P1.82 A Modeling Study of the Dryline in May 22 during IHOP 2002

Monday, 1 August 2005
Regency Ballroom (Omni Shoreham Hotel Washington D.C.)
Sen Chiao, Howard University, Washington, DC; and E. Joseph and B. B. Demoz

This paper investigates a dryline event during 22-23 May 2002 (IHOP_2002). This event was simulated with a 4 km horizontal grid spacing using the Weather Research and Forecasting (WRF) model. The WRF simulation reproduced the basic features such as the timing and location of the dryline evolution. This dryline was forming in the vicinity of the OK panhandle. The near surface flow was dominated by a southwesterly jet with warm/dry air mass originally from the frontal system as well as a southerly cool/moist air mass from the Gulf of Mexico. A significant moisture gradient was simulated between the S-Pol and Homestead sites around 2100 UTC 22 May.
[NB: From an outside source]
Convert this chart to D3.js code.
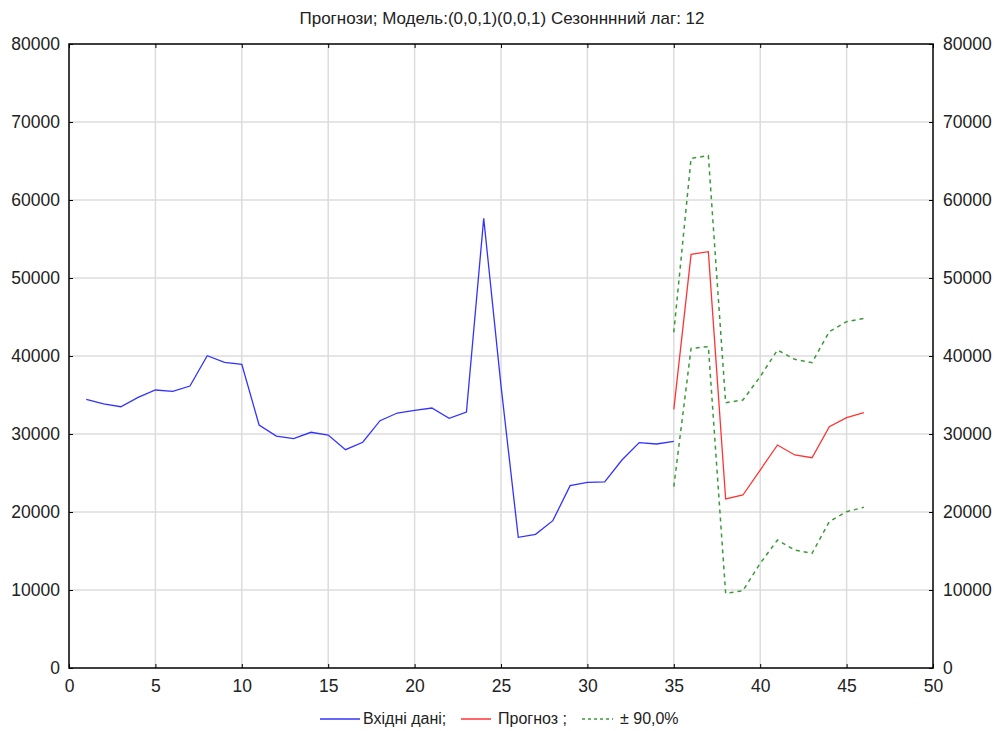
<!DOCTYPE html>
<html>
<head>
<meta charset="utf-8">
<script src="https://cdn.jsdelivr.net/npm/d3@7"></script>
<style>
  body { margin: 0; background: #fff; }
  svg text { font-family: "Liberation Sans", Arial, sans-serif; fill: #222; }
</style>
</head>
<body>
<svg id="chart" width="997" height="731"></svg>
<script>
const title = "Прогнози; Модель:(0,0,1)(0,0,1) Сезонннний лаг: 12";

// input data, t = 1..35
const inputX = d3.range(1, 36);
const inputY = [34450, 33850, 33500, 34700, 35640, 35470, 36150, 40040, 39190, 38930,
  31150, 29740, 29400, 30220, 29870, 27990, 28940, 31710, 32690, 33030,
  33330, 32010, 32820, 57650, 36200, 16750, 17140, 18890, 23380, 23810,
  23850, 26670, 28890, 28720, 29060];

// forecast, t = 35..46
const fcX = d3.range(35, 47);
const fcY = [33160, 53030, 53380, 21670, 22180, 25380, 28590, 27310, 26960, 30940, 32100, 32730];
const upperY = [43040, 65340, 65680, 34010, 34360, 37350, 40770, 39570, 39150, 43120, 44400, 44830];
const lowerY = [23250, 40980, 41200, 9570, 9910, 13420, 16410, 15130, 14700, 18760, 20040, 20600];

const xTicks = [0, 5, 10, 15, 20, 25, 30, 35, 40, 45, 50];
const yTicks = [0, 10000, 20000, 30000, 40000, 50000, 60000, 70000, 80000];

const legendLabels = ["Вхідні дані;", "Прогноз ;", "± 90,0%"];

const svg = d3.select("#chart");
const pLeft = 69, pRight = 933, pTop = 44, pBottom = 668;

const x = d3.scaleLinear().domain([0, 50]).range([pLeft, pRight]);
const y = d3.scaleLinear().domain([0, 80000]).range([pBottom, pTop]);

// grid
svg.append("g").selectAll("line").data(xTicks.slice(1, -1)).enter().append("line")
  .attr("x1", d => x(d)).attr("x2", d => x(d)).attr("y1", pTop).attr("y2", pBottom)
  .attr("stroke", "#dcdcdc").attr("stroke-width", 1.5);
svg.append("g").selectAll("line").data(yTicks.slice(1, -1)).enter().append("line")
  .attr("x1", pLeft).attr("x2", pRight).attr("y1", d => y(d)).attr("y2", d => y(d))
  .attr("stroke", "#dcdcdc").attr("stroke-width", 1.5);

// axes (ticks pointing inward)
function styleAxis(g) {
  g.select(".domain").remove();
  g.selectAll(".tick line").attr("stroke", "#000");
  g.selectAll(".tick text").style("font-size", "17.5px").attr("fill", "#222");
}
svg.append("g").attr("transform", `translate(0,${pBottom})`)
  .call(d3.axisBottom(x).tickValues(xTicks).tickSize(-4).tickPadding(12))
  .call(styleAxis);
svg.append("g").attr("transform", `translate(0,${pTop})`)
  .call(d3.axisTop(x).tickValues(xTicks).tickSize(-4).tickFormat(""))
  .call(styleAxis);
svg.append("g").attr("transform", `translate(${pLeft},0)`)
  .call(d3.axisLeft(y).tickValues(yTicks).tickSize(-4).tickPadding(9).tickFormat(d3.format("d")))
  .call(styleAxis);
svg.append("g").attr("transform", `translate(${pRight},0)`)
  .call(d3.axisRight(y).tickValues(yTicks).tickSize(-4).tickPadding(10).tickFormat(d3.format("d")))
  .call(styleAxis);

svg.append("rect").attr("x", pLeft).attr("y", pTop)
  .attr("width", pRight - pLeft).attr("height", pBottom - pTop)
  .attr("fill", "none").attr("stroke", "#000").attr("stroke-width", 1.5);

// series
const line = d3.line().x(d => x(d[0])).y(d => y(d[1]));
svg.append("path").datum(d3.zip(inputX, inputY)).attr("d", line)
  .attr("fill", "none").attr("stroke", "#3333ff").attr("stroke-width", 1.3);
svg.append("path").datum(d3.zip(fcX, upperY)).attr("d", line)
  .attr("fill", "none").attr("stroke", "#3a9a3a").attr("stroke-width", 1.5).attr("stroke-dasharray", "4,4");
svg.append("path").datum(d3.zip(fcX, lowerY)).attr("d", line)
  .attr("fill", "none").attr("stroke", "#3a9a3a").attr("stroke-width", 1.5).attr("stroke-dasharray", "4,4");
svg.append("path").datum(d3.zip(fcX, fcY)).attr("d", line)
  .attr("fill", "none").attr("stroke", "#ff3333").attr("stroke-width", 1.3);

// title
svg.append("text").attr("x", 502).attr("y", 24).attr("text-anchor", "middle")
  .style("font-size", "17px").text(title);

// legend
const legend = svg.append("g").style("font-size", "16px");
const items = [
  { x1: 320, x2: 360, tx: 363, color: "#3333ff", dash: null },
  { x1: 461, x2: 491, tx: 498, color: "#ff3333", dash: null },
  { x1: 582, x2: 613, tx: 620, color: "#3a9a3a", dash: "3,3" }
];
items.forEach((it, i) => {
  legend.append("line").attr("x1", it.x1).attr("x2", it.x2).attr("y1", 719).attr("y2", 719)
    .attr("stroke", it.color).attr("stroke-width", 1.5).attr("stroke-dasharray", it.dash);
  legend.append("text").attr("x", it.tx).attr("y", 724).text(legendLabels[i]);
});
</script>
</body>
</html>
The dryline lasted for about 12 hours in the vicinity of the OK panhandle. However, convective initiation was not found along the dryline. Sensitivity experiments have been conducted to investigate the effects of water vapor and horizontal resolution on the formation of dryline. The result from 1 km horizontal grid spacing simulation was very similar to the control experiment in terms of the dryline location. However, this fine-scale simulation provided a better result in terms of the structure of the dryline and a realistic upward motion. The results indicate the importance of low-level forcing associated with near surface horizontal velocity convergence-induced vertical motion, which increases rapidly as horizontal resolution increases. The experiments of 10% and 40% raising water vapor suggested that high water vapor would help convective initiation which provides the necessary destabilization and result in precipitation.